Water Department Innovation 01/2012Motorists passing by the elevated storage tank off Baird Farm Road in North Arlington may have noticed, since early December, what looks like massive patchwork being conducted on the large, white steel structure. In many ways, that is what is being done.

The tank's stem has been literally sliced in half and lifted upward in order to add an additional 11-feet to the middle of the tank, a solution that, in the beginning, seemed a little far-fetched.

"This is a unique project for us," said Water Utilities Director Julie Hunt. "This was one of those ideas that didn't seem so feasible in the beginning. We looked for other utilities that had done a similar tank raising project and couldn't find any. So we began looking for other resources which led us to a contractor who had actually completed a similar project."

Raising the tank was one of three options the City researched to make the proper improvements.
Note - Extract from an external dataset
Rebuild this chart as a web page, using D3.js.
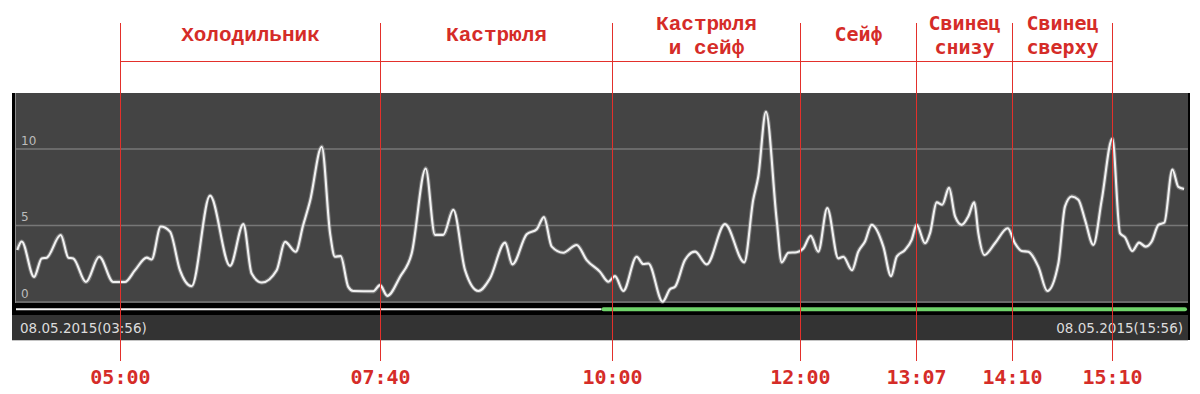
<!DOCTYPE html>
<html>
<head>
<meta charset="utf-8">
<script src="https://cdn.jsdelivr.net/npm/d3@7"></script>
<style>
  html, body { margin: 0; padding: 0; background: #ffffff; }
  svg { display: block; }
</style>
</head>
<body>
<svg id="chart" width="1200" height="394"></svg>
<script>
// ---------- DATA ----------
// minutes elapsed since 08.05.2015 03:56
const minutes = [0.8, 3.5, 11.1, 15.8, 18.9, 27.5, 32.2, 35.2, 43.0, 51.2, 59.8, 67.0, 73.2, 80.4, 83.4, 89.0, 94.7, 100.8, 108.0, 119.3,
  131.6, 139.8, 144.9, 151.1, 160.3, 165.4, 172.0, 176.5, 180.8, 188.0, 193.1, 196.1, 199.6, 204.3, 207.4, 219.7, 223.8, 228.3, 236.1, 243.3,
  251.9, 257.6, 262.7, 268.9, 276.1, 284.3, 291.4, 300.7, 305.2, 314.0, 320.2, 324.6, 329.4, 336.5, 344.7, 350.9, 359.1, 364.2, 368.3, 373.4,
  381.6, 385.7, 388.8, 397.6, 402.1, 405.2, 411.3, 417.5, 424.7, 435.9, 447.8, 453.3, 456.4, 461.1, 467.7, 470.8, 474.9, 480.0, 484.1, 488.6,
  493.3, 498.8, 505.6, 508.7, 514.0, 517.9, 522.0, 526.1, 533.3, 538.0, 541.5, 546.6, 550.7, 553.8, 558.9, 562.0, 566.1, 569.5, 573.7, 577.4,
  581.5, 585.5, 589.2, 591.7, 595.4, 601.9, 609.8, 614.2, 618.4, 622.4, 628.6, 634.1, 640.9, 645.0, 649.1, 653.2, 657.3, 662.4, 667.6, 674.1,
  678.8, 681.9, 686.4, 690.5, 694.6, 698.3, 702.4, 706.1, 711.0, 714.7, 718.2];
const values = [3.4, 3.95, 1.64, 2.85, 2.9, 4.38, 2.9, 2.85, 1.31, 2.96, 1.31, 1.31, 2.08, 2.9, 2.78, 4.93, 4.6, 2.08, 1.03, 6.95,
  2.36, 5.09, 1.86, 1.27, 2.08, 3.93, 3.28, 5.0, 6.6, 10.15, 4.5, 2.96, 3.0, 0.99, 0.72, 0.7, 1.1, 0.4, 1.64, 3.18,
  8.73, 4.39, 4.39, 6.03, 2.08, 0.72, 1.54, 3.88, 2.46, 4.43, 4.76, 5.55, 3.62, 3.22, 3.73, 2.74, 1.97, 1.32, 1.69, 0.72,
  2.96, 2.48, 2.52, 0.02, 0.83, 0.99, 2.74, 3.29, 2.46, 5.09, 2.59, 6.69, 8.2, 12.43, 5.37, 2.59, 3.22, 3.25, 3.5, 4.32,
  3.29, 6.14, 2.85, 2.96, 2.08, 3.29, 3.95, 5.04, 3.62, 1.69, 2.96, 3.4, 4.06, 5.04, 3.84, 4.5, 6.51, 6.36, 7.46, 5.59,
  5.04, 5.59, 6.51, 4.5, 3.07, 3.84, 4.82, 3.84, 3.33, 3.29, 2.3, 0.72, 2.52, 6.25, 6.9, 6.69, 5.37, 3.73, 6.69, 10.68,
  4.5, 4.23, 3.33, 3.88, 3.62, 3.95, 5.04, 5.2, 8.66, 7.52, 7.39];

const totalMinutes = 720;            // 03:56 .. 15:56
const startLabel = "08.05.2015(03:56)";
const endLabel = "08.05.2015(15:56)";
const yTicks = [0, 5, 10];

// status bar: white until 09:56, green afterwards
const statusFrom = [0, 360];
const statusTo = [360, 720];
const statusColors = ["#f4f4f4", "#6fd36a"];

// hand-drawn annotation markers (position in minutes since 03:56, label text)
const markerMinutes = [63.9, 223.8, 366.5, 482.0, 553.4, 612.4, 673.9];
const markerLabels = ["05:00", "07:40", "10:00", "12:00", "13:07", "14:10", "15:10"];
const zoneLabels = [["Холодильник"], ["Кастрюля"], ["Кастрюля", "и сейф"], ["Сейф"], ["Свинец", "снизу"], ["Свинец", "сверху"]];
const zoneFonts = ["mono1", "mono1", "mono1", "mono2", "mono2", "mono2"];

// ---------- LAYOUT ----------
const svg = d3.select("#chart");
const panel = { left: 12, right: 1190, top: 93, plotBottom: 303, stripBottom: 315, bottom: 340 };
const x = d3.scaleLinear().domain([0, totalMinutes]).range([16, 1187]);
const y = d3.scaleLinear().domain([0, 10]).range([302, 149]);

const red = "#e3302b";
const redText = "#d52c28";

// frame
svg.append("rect").attr("x", panel.left).attr("y", panel.top)
  .attr("width", panel.right - panel.left).attr("height", panel.bottom - panel.top)
  .attr("fill", "#000");
svg.append("rect").attr("x", 16).attr("y", panel.top)
  .attr("width", 1188 - 16).attr("height", panel.plotBottom - panel.top)
  .attr("fill", "#444444");
svg.append("line").attr("x1", 15.5).attr("x2", 15.5).attr("y1", panel.top).attr("y2", panel.plotBottom)
  .attr("stroke", "#8a8a8a").attr("stroke-width", 1);
svg.append("rect").attr("x", panel.left).attr("y", panel.stripBottom)
  .attr("width", 1188 - panel.left).attr("height", panel.bottom - panel.stripBottom)
  .attr("fill", "#333333");
svg.append("line").attr("x1", panel.left).attr("x2", 1188).attr("y1", 340.5).attr("y2", 340.5)
  .attr("stroke", "#c4c4c4").attr("stroke-width", 1);

// grid
svg.append("g").selectAll("line").data(yTicks).join("line")
  .attr("x1", 16).attr("x2", 1188)
  .attr("y1", d => y(d)).attr("y2", d => y(d))
  .attr("stroke", "#777").attr("stroke-width", 1.5);
svg.append("g").selectAll("text").data(yTicks).join("text")
  .attr("x", 21).attr("y", d => y(d) - 4.5)
  .attr("font-family", "DejaVu Sans, sans-serif").attr("font-size", 12)
  .attr("fill", "#bcbcbc").text(d => d);

// series line
const pts = minutes.map((m, i) => [m, values[i]]);
const line = d3.line().x(d => x(d[0])).y(d => y(d[1])).curve(d3.curveMonotoneX);
svg.append("path").datum(pts).attr("d", line)
  .attr("fill", "none").attr("stroke", "#9a9a9a").attr("stroke-width", 4.2).attr("stroke-opacity", 0.6)
  .attr("stroke-linejoin", "round");
svg.append("path").datum(pts).attr("d", line)
  .attr("fill", "none").attr("stroke", "#f2f2f2").attr("stroke-width", 2.1)
  .attr("stroke-linejoin", "round");

// status bar
svg.append("g").selectAll("line").data(statusFrom).join("line")
  .attr("x1", (d, i) => x(d) + (i === 1 ? 2 : 0)).attr("x2", (d, i) => x(statusTo[i]) - (i === 1 ? 2 : 0))
  .attr("y1", 309.3).attr("y2", 309.3)
  .attr("stroke", (d, i) => statusColors[i])
  .attr("stroke-width", (d, i) => i === 0 ? 2 : 4)
  .attr("stroke-linecap", (d, i) => i === 0 ? "butt" : "round");

// date labels
svg.append("text").attr("x", 20).attr("y", 333)
  .attr("font-family", "DejaVu Sans, sans-serif").attr("font-size", 13.5)
  .attr("fill", "#dcdcdc").text(startLabel);
svg.append("text").attr("x", 1183).attr("y", 333).attr("text-anchor", "end")
  .attr("font-family", "DejaVu Sans, sans-serif").attr("font-size", 13.5)
  .attr("fill", "#dcdcdc").text(endLabel);

// annotation lines
const mg = svg.append("g");
mg.selectAll("line.v").data(markerMinutes).join("line").attr("class", "v")
  .attr("x1", d => Math.round(x(d)) + 0.5).attr("x2", d => Math.round(x(d)) + 0.5)
  .attr("y1", 23).attr("y2", 361)
  .attr("stroke", red).attr("stroke-width", 1);
mg.append("line")
  .attr("x1", Math.round(x(markerMinutes[0])) + 0.5)
  .attr("x2", Math.round(x(markerMinutes[markerMinutes.length - 1])) + 0.5)
  .attr("y1", 61.5).attr("y2", 61.5)
  .attr("stroke", red).attr("stroke-width", 1);

// time labels under the chart
mg.selectAll("text.t").data(markerLabels).join("text").attr("class", "t")
  .attr("x", (d, i) => x(markerMinutes[i]) + 0.5).attr("y", 384)
  .attr("text-anchor", "middle")
  .attr("font-family", "DejaVu Sans Mono, monospace").attr("font-weight", "bold")
  .attr("font-size", 20).attr("fill", redText).text(d => d);

// zone labels
zoneLabels.forEach((lines, i) => {
  const cx = (x(markerMinutes[i]) + x(markerMinutes[i + 1])) / 2 + 0.5;
  const ys = lines.length === 1 ? [41] : [29.5, 53.5];
  const t = svg.append("text").attr("text-anchor", "middle")
    .attr("font-family", zoneFonts[i] === "mono1" ? "Liberation Mono, monospace" : "DejaVu Sans Mono, monospace")
    .attr("font-weight", "bold")
    .attr("font-size", zoneFonts[i] === "mono1" ? 21 : 20)
    .attr("fill", redText);
  lines.forEach((s, j) => {
    t.append("tspan").attr("x", cx).attr("y", ys[j]).text(s);
  });
});
</script>
</body>
</html>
The other two were building a pump station and using an electrical energy source to manually control the filling and draining cycle of the tank or starting from scratch by building an entirely new tank.

After reviewing all options, a business case for raising the existing tank became clear.
Methodical and meticulous planning and finding a contractor that was well experienced began.

"Raising the tank was the best and most cost effective solution for this elevated storage tank," said Hunt. "Building a pump station was the second most expensive, and, of course, building a new tank was the most expensive."

As part of the City's routine maintenance and to maintain water quality in the distribution system, the Harwell Elevated Storage Tank (EST) had to undergo infrastructure improvements to optimize system operations.

Constructed in 1981, the Harwell EST has been 11-feet lower in elevation than optimally needed to provide proper pressure and efficiency. In fact, less than half of the two million gallon volume could be efficiently used.

Lifting the Harwell EST by 11-feet will meet the elevation requirements needed to provide improved water system operations and restore full functionality of the tank. In addition, the project, which is expected to be completed by July 2012, will rehabilitate the tank internally and externally.

"Anytime water utilities can find a lower cost option, we are saving our ratepayers money," said Hunt. "That allows us to put money into other projects, like water line renewals."

Hunt said this project has proven that sometimes what seems like a crazy or impossible idea, may actually turn into the best solution, and that water utilities will continue to look for innovative and creative ideas for projects.

"It was pretty amazing to see the tank being lifted," said Hunt. "This was a very interesting, innovative, and amazing project for the water utility department."